In today's world, the old adage "good fences make good neighbors" may be more like "good Facebook privacy settings make good neighbors," two University of Kansas professors found.
Bonnie Johnson, associate professor of urban planning, and Germaine Halegoua, assistant professor of film and media studies, conducted a case study to see if social media could revive a struggling neighborhood association.
"Much of the research on social media and public engagement has been about happy, success stories. But the neighborhood we studied wasn't one of those glowing success stories," Johnson said of their work. "We found there is a mismatch between what Facebook offers and how people think neighbors should communicate."
The professors studied a Lawrence neighborhood with more than 500 homes that had a neighborhood association since the early 1970s. Over 10 years, the association's active members had dropped from more than 100 to less than 10.
In hopes of rebuilding neighborhood participation, the neighborhood association launched Facebook and Twitter accounts and an email Listserv, which they advertised throughout the neighborhood. The results yielded five Facebook likes, three Twitter followers and two new email addresses.
To find out why there was little interest in joining a neighborhood social network, the researchers sent out surveys to more than 500 homes. Of those surveys, 37 percent were returned.
Respondents indicated they weren't comfortable with neighbors seeing details of their private life on Facebook. They also feared social network sites would exclude those who didn't use or have access to social media. They also questioned the need for social media when face-to-face communication is the norm among neighbors.

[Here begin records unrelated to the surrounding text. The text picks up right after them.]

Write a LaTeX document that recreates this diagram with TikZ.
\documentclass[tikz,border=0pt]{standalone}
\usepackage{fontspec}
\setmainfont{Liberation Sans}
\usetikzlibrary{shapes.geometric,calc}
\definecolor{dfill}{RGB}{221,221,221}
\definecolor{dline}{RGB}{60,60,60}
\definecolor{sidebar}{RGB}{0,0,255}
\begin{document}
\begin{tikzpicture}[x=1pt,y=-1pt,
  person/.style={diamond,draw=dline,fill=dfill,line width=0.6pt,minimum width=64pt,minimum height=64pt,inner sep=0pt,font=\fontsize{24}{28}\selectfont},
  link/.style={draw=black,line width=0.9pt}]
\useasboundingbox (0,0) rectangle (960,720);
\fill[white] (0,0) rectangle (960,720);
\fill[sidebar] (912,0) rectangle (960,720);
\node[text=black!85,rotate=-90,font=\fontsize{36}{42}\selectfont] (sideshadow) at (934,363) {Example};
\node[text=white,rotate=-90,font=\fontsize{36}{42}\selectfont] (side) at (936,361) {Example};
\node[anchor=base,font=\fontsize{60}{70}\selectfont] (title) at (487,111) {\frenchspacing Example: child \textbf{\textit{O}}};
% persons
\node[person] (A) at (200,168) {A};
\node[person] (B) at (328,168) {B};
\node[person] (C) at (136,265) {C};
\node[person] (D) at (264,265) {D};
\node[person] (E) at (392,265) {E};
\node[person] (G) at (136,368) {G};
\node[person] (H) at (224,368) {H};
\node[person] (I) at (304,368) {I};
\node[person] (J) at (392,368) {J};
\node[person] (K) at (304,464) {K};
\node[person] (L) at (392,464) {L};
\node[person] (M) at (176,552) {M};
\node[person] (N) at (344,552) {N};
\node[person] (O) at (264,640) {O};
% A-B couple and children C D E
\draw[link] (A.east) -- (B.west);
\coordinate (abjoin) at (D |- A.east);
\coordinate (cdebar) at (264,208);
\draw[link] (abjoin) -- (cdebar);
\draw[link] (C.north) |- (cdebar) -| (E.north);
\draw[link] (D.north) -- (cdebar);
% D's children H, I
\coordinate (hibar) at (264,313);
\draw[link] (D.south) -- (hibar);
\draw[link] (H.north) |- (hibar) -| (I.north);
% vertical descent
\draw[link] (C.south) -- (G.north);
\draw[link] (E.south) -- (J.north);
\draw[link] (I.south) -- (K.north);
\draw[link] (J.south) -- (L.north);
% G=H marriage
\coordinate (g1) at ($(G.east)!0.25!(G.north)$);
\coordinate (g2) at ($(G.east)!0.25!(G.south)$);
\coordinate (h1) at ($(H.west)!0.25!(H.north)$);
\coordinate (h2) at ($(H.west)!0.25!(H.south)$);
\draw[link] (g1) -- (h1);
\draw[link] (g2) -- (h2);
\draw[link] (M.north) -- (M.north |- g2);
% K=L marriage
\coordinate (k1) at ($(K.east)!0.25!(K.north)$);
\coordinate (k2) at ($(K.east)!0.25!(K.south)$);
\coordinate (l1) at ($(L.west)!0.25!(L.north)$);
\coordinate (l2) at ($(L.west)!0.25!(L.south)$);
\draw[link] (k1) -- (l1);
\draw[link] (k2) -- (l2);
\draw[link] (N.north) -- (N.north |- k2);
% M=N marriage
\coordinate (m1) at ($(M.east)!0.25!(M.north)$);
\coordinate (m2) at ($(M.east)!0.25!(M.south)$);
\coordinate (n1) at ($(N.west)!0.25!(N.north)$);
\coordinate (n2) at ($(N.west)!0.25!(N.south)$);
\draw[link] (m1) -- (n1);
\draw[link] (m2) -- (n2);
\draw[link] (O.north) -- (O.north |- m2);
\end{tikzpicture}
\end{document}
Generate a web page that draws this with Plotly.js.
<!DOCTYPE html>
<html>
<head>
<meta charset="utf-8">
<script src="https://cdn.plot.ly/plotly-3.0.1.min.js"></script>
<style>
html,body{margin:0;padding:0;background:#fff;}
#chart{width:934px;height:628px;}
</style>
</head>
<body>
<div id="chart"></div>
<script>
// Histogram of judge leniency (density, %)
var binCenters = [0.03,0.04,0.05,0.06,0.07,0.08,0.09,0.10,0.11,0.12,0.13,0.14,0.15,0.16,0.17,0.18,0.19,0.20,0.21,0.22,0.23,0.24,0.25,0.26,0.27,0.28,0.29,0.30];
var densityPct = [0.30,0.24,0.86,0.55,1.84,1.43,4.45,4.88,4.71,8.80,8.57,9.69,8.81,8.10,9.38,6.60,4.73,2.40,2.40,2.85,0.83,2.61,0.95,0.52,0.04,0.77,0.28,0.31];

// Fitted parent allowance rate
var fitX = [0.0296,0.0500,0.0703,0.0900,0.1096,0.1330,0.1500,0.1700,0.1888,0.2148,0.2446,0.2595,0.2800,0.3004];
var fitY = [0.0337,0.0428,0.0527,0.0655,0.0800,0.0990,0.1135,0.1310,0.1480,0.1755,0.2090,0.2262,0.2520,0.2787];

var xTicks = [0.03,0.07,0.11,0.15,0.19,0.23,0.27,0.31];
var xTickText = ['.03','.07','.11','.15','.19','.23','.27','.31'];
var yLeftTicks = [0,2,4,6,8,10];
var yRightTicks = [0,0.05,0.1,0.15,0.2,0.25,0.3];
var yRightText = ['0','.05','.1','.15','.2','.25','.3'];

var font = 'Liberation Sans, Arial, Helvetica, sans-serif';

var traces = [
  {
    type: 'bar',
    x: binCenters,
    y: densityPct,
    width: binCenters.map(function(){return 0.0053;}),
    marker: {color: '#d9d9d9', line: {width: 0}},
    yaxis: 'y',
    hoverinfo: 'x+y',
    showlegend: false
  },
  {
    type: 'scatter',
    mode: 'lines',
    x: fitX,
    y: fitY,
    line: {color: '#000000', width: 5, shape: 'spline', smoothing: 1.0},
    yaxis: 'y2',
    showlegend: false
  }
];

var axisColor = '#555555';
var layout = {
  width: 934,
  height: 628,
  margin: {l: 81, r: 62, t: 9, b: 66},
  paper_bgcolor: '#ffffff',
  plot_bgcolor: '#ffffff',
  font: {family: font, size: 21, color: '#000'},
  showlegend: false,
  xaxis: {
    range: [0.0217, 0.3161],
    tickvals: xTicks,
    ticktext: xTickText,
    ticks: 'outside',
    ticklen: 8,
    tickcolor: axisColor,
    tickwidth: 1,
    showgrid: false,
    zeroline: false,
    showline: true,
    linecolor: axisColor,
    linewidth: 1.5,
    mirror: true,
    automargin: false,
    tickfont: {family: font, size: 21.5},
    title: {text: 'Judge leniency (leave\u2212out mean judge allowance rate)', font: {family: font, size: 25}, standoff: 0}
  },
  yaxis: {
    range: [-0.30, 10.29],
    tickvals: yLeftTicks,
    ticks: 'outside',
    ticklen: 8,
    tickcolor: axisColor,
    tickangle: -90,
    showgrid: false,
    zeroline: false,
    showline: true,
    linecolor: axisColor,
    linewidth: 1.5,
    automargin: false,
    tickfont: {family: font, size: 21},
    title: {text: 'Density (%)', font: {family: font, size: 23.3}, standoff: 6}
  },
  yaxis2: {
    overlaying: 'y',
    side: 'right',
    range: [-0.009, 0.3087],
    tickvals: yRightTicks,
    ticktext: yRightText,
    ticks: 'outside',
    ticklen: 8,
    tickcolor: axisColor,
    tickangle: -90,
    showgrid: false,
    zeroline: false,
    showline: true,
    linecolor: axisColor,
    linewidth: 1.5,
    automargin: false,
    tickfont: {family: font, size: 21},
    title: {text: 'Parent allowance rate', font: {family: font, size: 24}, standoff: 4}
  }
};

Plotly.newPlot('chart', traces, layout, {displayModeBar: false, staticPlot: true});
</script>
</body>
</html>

"Participants tended to feel that once you are friends on Facebook, you open yourself up to neighbors knowing you in a different way than what you can regulate face-to-face or by closing your curtains or building a fence," Halegoua said.
The research could be of particular interest to technology startups launching services that aim to connect neighbors online.
"If there is something about the affordances of social networking sites that doesn't mesh well with neighborhood contexts, you might want to adjust your service to fit these conditions," Halegoua said.
Surveys indicated those most interested in participating in a neighborhood association were more inclined to choose social media as a preferred method of communication. Thus, Johnson said social media is a good starting point for neighborhood organizations with little money, but survey respondents had concerns with social media being the only form of communication.
"You can start off with social media, but at some point you have to make the jump to some other types of communication, and a big part of that is just talking to people face-to-face," Johnson said.
The researchers were surprised to learn that mailings, which are expensive and time consuming, were the preferred method of communication for those who were least interested in participating in a neighborhood association.
For the Lawrence neighborhood in the case study, social media did not reinvigorate the neighborhood association immediately. But researchers found several years later that a crisis overrode people's reluctance to interact with their neighbors online. When a nearby road project created traffic congestion in the neighborhood, Facebook likes for the page jumped. The social media page allowed neighbors to organize a letter writing campaign, share information and post video of the excessive traffic.
"With a social media structure in place, they were able to activate neighbors when it was needed," Johnson said.
Johnson and Halegoua's research has been published in the Journal of Urban Technology and the Journal of Planning, Practice and Research.